Declaring pointer to a 3 by 3 array and using pointer to print it

Any multidimensional array is in fact a one dimensional array elements of which are in turn arrays.

This declaration

int A[3][3][3]={0};

can be rewritten the following way

typedef int T[3][3];

T A[3];

So you have an array A elements of which have type int[3][3] If you want to declare a pointer to the first element of the array then you have to write

T *ptr = A;

where ptr is a pointer to objects of type T. As T is an alias for int[3][3] then the preceding declaration can be rewritten like

int ( *ptr )[3][3] = A;

In this case the loops will look like

  for(i=0;i<3;i++)
  {
      for(j=0;j<3;j++)
      {
           for(k=0;k<3;k++)
           {
               printf("%d    ", ptr[i][j][k] );
           }

      puts("");

      }
  }

If you want to declare a pointer to the whole array itself then you can write

int ( *ptr )[3][3][3] = &A;

and the loops will look like

  for(i=0;i<3;i++)
  {
      for(j=0;j<3;j++)
      {
           for(k=0;k<3;k++)
           {
               printf("%d    ", ( *ptr )[i][j][k] );
           }

      puts("");

      }
  }

But I am sure that in your assignment you need to use a pointer to the first element of the array as I showed initially.

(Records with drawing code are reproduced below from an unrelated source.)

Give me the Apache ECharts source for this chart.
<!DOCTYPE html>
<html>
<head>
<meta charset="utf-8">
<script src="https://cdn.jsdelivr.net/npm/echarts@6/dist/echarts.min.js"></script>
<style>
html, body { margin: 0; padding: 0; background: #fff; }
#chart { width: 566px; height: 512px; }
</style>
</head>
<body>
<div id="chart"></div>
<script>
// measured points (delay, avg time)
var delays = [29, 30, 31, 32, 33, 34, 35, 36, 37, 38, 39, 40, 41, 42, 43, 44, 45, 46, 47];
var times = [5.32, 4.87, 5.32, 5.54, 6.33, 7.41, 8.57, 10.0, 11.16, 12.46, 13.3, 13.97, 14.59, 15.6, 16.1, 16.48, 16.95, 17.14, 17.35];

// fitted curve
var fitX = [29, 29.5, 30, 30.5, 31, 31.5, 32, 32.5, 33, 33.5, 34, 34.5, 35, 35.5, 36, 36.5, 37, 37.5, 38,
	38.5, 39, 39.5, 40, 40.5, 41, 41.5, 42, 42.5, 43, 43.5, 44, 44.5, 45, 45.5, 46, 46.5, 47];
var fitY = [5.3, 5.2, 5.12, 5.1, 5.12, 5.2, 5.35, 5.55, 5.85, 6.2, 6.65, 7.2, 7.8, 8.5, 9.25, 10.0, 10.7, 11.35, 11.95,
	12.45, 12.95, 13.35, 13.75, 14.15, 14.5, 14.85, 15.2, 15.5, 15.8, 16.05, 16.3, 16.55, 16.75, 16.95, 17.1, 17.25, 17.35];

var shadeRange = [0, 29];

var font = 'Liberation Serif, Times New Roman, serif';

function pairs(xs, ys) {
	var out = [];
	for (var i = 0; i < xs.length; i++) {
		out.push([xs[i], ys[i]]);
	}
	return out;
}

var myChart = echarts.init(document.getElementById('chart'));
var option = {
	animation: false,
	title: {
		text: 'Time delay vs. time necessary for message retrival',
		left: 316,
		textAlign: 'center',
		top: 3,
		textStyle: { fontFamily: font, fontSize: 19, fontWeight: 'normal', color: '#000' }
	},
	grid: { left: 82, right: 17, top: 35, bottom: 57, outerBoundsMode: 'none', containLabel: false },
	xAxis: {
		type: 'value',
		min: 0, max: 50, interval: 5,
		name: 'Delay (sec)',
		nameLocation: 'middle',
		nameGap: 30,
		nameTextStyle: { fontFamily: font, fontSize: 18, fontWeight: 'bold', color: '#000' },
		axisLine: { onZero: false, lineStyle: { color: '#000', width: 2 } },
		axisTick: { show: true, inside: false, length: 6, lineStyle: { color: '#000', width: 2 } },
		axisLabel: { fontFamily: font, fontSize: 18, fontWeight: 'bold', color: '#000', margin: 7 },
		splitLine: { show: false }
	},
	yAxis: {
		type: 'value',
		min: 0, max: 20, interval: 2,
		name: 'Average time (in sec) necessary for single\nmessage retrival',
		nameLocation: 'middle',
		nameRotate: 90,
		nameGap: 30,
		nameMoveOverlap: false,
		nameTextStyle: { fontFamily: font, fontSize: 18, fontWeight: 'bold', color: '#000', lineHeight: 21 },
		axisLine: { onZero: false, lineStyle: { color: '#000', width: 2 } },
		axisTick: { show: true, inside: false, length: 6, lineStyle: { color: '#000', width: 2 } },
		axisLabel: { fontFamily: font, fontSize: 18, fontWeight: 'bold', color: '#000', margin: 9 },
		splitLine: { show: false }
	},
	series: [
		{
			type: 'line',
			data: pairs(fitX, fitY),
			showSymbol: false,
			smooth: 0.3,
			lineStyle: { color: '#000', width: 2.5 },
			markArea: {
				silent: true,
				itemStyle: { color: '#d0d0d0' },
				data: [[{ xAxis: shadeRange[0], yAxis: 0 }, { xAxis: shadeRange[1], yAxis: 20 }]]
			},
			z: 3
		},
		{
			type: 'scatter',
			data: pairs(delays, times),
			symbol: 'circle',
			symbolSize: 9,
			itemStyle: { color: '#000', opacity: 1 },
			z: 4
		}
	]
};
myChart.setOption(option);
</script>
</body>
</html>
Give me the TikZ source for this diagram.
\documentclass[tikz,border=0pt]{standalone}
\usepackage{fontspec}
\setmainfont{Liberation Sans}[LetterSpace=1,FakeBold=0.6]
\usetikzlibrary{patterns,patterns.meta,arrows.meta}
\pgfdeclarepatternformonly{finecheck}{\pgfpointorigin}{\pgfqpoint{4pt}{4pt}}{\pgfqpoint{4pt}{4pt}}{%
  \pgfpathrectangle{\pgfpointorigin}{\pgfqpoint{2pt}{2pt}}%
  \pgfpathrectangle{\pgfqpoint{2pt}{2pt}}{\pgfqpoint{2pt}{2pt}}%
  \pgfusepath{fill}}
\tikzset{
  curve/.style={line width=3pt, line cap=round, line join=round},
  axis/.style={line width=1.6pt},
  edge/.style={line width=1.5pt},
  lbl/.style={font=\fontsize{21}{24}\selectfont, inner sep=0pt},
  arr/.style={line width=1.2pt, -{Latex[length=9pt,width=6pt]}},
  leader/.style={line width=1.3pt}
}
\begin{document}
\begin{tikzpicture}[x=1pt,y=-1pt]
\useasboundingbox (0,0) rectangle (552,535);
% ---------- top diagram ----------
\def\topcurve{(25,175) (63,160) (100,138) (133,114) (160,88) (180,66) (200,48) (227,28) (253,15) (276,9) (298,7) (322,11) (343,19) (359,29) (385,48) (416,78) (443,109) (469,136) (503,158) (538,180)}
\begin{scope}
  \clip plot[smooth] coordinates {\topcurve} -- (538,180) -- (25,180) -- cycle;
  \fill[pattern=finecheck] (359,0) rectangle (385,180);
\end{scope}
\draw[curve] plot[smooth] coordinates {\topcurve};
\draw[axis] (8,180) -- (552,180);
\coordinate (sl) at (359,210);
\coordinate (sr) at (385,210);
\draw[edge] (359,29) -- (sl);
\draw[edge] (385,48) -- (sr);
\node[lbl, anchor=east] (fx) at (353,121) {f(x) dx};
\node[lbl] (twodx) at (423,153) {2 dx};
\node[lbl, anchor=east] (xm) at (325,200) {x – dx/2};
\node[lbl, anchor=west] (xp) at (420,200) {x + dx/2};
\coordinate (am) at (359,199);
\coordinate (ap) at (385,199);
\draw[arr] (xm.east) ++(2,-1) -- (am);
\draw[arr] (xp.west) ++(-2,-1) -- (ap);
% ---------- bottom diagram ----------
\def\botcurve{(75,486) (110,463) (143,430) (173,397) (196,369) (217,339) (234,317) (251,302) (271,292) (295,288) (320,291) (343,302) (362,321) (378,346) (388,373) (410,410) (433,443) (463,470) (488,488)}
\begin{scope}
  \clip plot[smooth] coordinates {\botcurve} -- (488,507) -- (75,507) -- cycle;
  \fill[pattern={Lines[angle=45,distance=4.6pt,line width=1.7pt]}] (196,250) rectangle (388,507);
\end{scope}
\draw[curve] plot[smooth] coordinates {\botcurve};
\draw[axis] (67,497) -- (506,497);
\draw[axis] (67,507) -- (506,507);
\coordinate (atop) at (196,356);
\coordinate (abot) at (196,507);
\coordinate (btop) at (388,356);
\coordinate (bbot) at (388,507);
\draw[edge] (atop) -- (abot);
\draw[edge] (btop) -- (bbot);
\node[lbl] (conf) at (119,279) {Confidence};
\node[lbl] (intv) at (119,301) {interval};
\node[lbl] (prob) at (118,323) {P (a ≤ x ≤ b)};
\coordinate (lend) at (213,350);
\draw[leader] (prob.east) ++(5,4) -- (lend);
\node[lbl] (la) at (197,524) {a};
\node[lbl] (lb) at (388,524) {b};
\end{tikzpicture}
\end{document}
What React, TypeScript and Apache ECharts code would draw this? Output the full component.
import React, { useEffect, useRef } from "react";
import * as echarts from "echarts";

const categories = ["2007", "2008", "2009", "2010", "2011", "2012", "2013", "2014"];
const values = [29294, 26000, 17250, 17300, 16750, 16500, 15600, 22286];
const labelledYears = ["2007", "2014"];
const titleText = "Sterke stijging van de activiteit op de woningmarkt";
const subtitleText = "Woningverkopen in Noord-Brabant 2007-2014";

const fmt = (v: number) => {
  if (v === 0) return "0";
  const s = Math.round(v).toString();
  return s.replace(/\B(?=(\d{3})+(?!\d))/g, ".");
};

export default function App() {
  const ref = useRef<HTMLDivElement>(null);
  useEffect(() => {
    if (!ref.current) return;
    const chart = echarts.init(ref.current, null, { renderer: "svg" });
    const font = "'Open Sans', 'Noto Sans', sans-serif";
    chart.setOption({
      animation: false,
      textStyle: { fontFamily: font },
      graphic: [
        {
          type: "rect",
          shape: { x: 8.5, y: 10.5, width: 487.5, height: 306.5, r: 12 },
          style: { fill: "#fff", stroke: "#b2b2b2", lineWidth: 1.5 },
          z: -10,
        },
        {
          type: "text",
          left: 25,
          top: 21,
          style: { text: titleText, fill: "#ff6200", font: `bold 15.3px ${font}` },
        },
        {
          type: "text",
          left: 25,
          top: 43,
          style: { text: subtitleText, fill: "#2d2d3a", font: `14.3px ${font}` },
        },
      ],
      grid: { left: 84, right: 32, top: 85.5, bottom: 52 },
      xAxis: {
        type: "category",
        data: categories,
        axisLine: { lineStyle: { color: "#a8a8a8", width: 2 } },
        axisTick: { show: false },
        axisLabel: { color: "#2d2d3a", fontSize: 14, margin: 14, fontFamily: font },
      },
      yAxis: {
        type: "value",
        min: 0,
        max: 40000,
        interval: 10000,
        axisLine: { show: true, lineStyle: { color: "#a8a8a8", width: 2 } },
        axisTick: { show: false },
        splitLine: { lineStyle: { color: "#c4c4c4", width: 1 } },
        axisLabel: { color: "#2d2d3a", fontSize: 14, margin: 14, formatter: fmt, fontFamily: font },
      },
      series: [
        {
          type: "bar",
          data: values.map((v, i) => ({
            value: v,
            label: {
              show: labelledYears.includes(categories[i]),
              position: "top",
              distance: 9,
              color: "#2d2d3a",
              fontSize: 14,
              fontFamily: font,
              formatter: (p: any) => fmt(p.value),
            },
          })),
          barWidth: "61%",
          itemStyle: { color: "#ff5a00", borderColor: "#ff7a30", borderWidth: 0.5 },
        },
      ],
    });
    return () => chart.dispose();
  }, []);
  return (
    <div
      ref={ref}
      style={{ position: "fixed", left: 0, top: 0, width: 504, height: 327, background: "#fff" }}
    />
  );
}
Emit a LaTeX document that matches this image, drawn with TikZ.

The problem is that accessing a pointer value with index notation works for a single index if the pointer is a single star pointer, like this

printf("%d\t", ptr[i + 3 * j + 9 * k]);

A three star pointer int ***ptr would allow the syntax ptr[i][j][k] but it would be wrong, because the pointer would point to a pointer of int pointers, which means that the data is arranged in a different way than that of the array int A[3][3][3], the array is more like a int *ptr pointer, because the integers are stored contigously.

In the int *** approach, it would be like an array of pointers to arrays of int pointers. Which means that ptr[i] would be equivalent to *(ptr + i) which is the same as *((char ***)ptr + sizeof(int **)), since sizeof(int **) is not necessarily the same as¹ sizeof(int), then it would increment the pointer a different ammount than needed, leading to an obvious problem, the dereferenced pointer would not be pointing to the right place.

You could always declare pointers to arrays as the other answers mention, but I will skip that part, since it's in the other answers.

¹_{It could be by coincidence the same.}